GIVEN EXERCISE =>
Each line from the top of the listing through the one holding "(why.center) circle (3.83);" should be restated word for word, with nothing added and no pictures.

AVAILABLE DATA =>
####

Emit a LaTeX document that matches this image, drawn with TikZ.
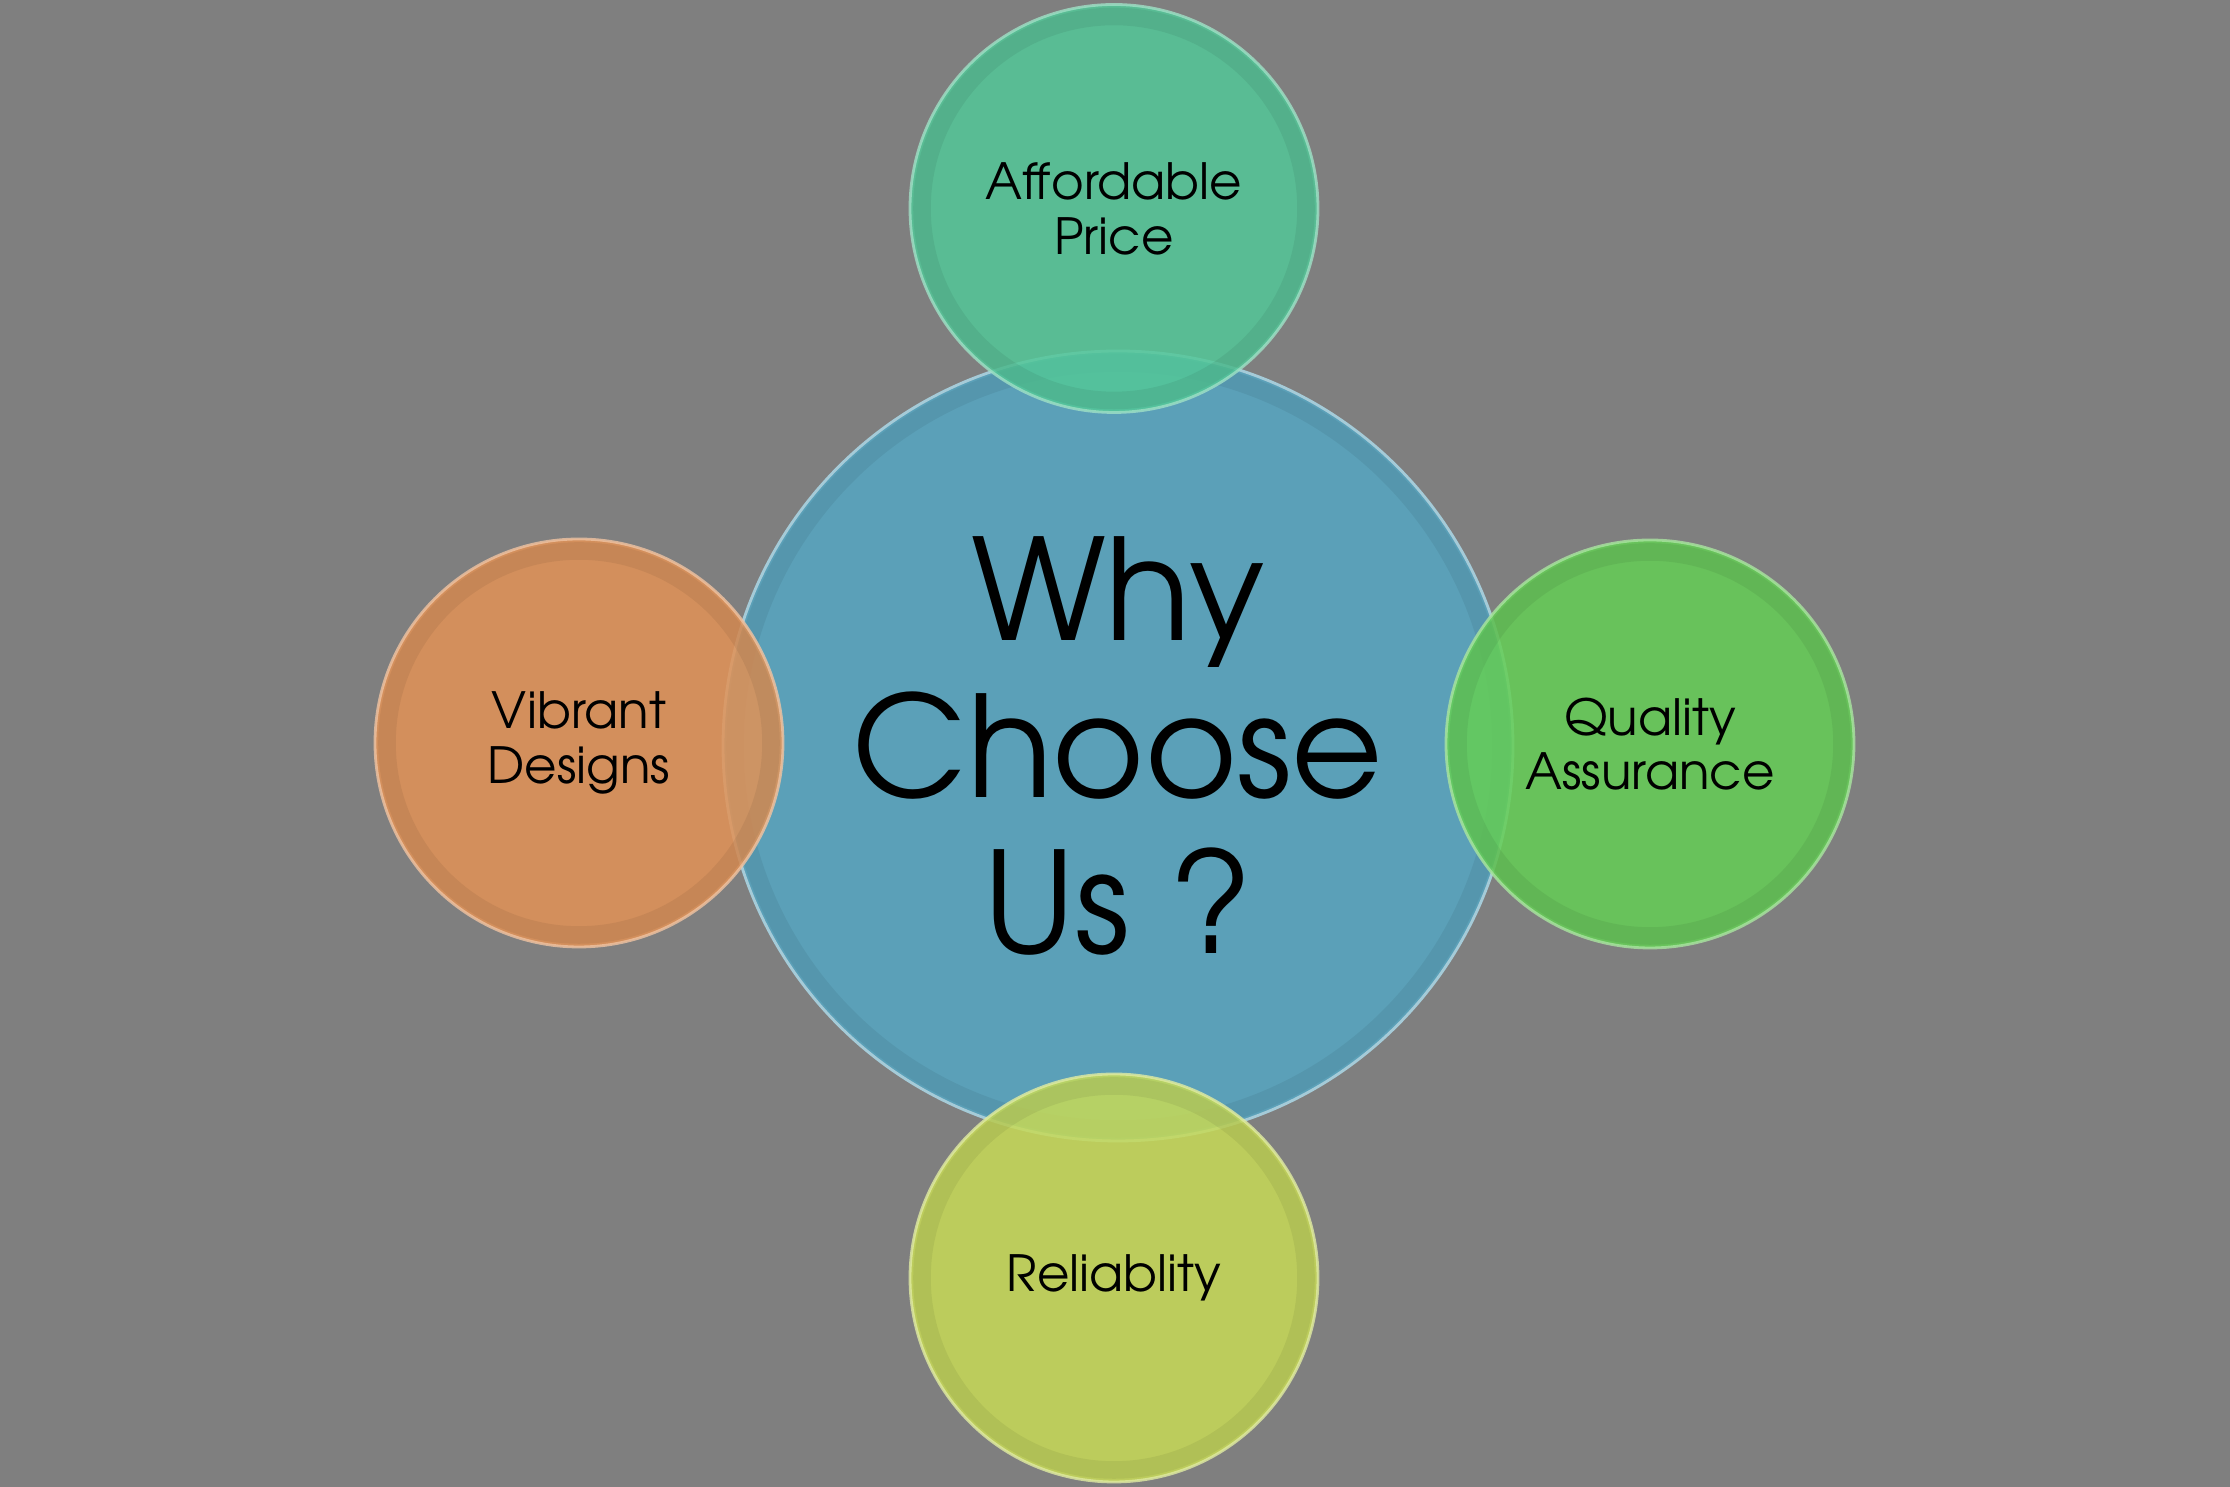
\documentclass[tikz,border=0pt]{standalone}
\usepackage{fontspec}
\setmainfont{TeX Gyre Adventor}
\definecolor{bgGray}{RGB}{127,127,127}
\definecolor{hubBlue}{RGB}{91,160,184}
\definecolor{priceTeal}{RGB}{83,199,152}
\definecolor{designOrange}{RGB}{226,146,86}
\definecolor{qualityGreen}{RGB}{101,206,85}
\definecolor{reliYellow}{RGB}{199,218,87}

\begin{document}
\begin{tikzpicture}
[hub/.style={circle, fill=hubBlue, draw=hubBlue!55!white, line width=.8pt,
  minimum size=7.9cm, inner sep=0pt, align=center,
  font=\fontsize{40}{44.5}\selectfont}, % big centre circle
bubble/.style={circle, fill=#1, fill opacity=.85, text opacity=1,
  draw=#1!55!white, draw opacity=.8, line width=.8pt,
  minimum size=4.08cm, inner sep=0pt, align=center,
  font=\fontsize{14.2}{15.6}\selectfont}, % small outer circles
rim/.style={draw=black, draw opacity=.06, line width=5pt}]
\fill[bgGray] (0,0) rectangle (22.30,14.87);
\useasboundingbox (0,0) rectangle (22.30,14.87);

\node[hub] (why) at (11.18,7.41) {Why\\Choose\\Us ?};
\draw[rim] (why.center) circle (3.83);

\node[bubble=priceTeal] (price) at (11.14,12.785) {Affordable\\Price};
\node[bubble=designOrange] (design) at (5.79,7.44) {Vibrant\\Designs};
\node[bubble=qualityGreen] (quality) at (16.50,7.43) {Quality\\Assurance};
\node[bubble=reliYellow] (reli) at (11.14,2.09) {Reliablity};

\foreach \n in {price,design,quality,reli}
  \draw[rim] (\n.center) circle (1.92);
\end{tikzpicture}
\end{document}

####

RESULT OF THE TASK =>
Emit a LaTeX document that matches this image, drawn with TikZ.
\documentclass[tikz,border=0pt]{standalone}
\usepackage{fontspec}
\setmainfont{TeX Gyre Adventor}
\definecolor{bgGray}{RGB}{127,127,127}
\definecolor{hubBlue}{RGB}{91,160,184}
\definecolor{priceTeal}{RGB}{83,199,152}
\definecolor{designOrange}{RGB}{226,146,86}
\definecolor{qualityGreen}{RGB}{101,206,85}
\definecolor{reliYellow}{RGB}{199,218,87}

\begin{document}
\begin{tikzpicture}
[hub/.style={circle, fill=hubBlue, draw=hubBlue!55!white, line width=.8pt,
  minimum size=7.9cm, inner sep=0pt, align=center,
  font=\fontsize{40}{44.5}\selectfont}, % big centre circle
bubble/.style={circle, fill=#1, fill opacity=.85, text opacity=1,
  draw=#1!55!white, draw opacity=.8, line width=.8pt,
  minimum size=4.08cm, inner sep=0pt, align=center,
  font=\fontsize{14.2}{15.6}\selectfont}, % small outer circles
rim/.style={draw=black, draw opacity=.06, line width=5pt}]
\fill[bgGray] (0,0) rectangle (22.30,14.87);
\useasboundingbox (0,0) rectangle (22.30,14.87);

\node[hub] (why) at (11.18,7.41) {Why\\Choose\\Us ?};
\draw[rim] (why.center) circle (3.83);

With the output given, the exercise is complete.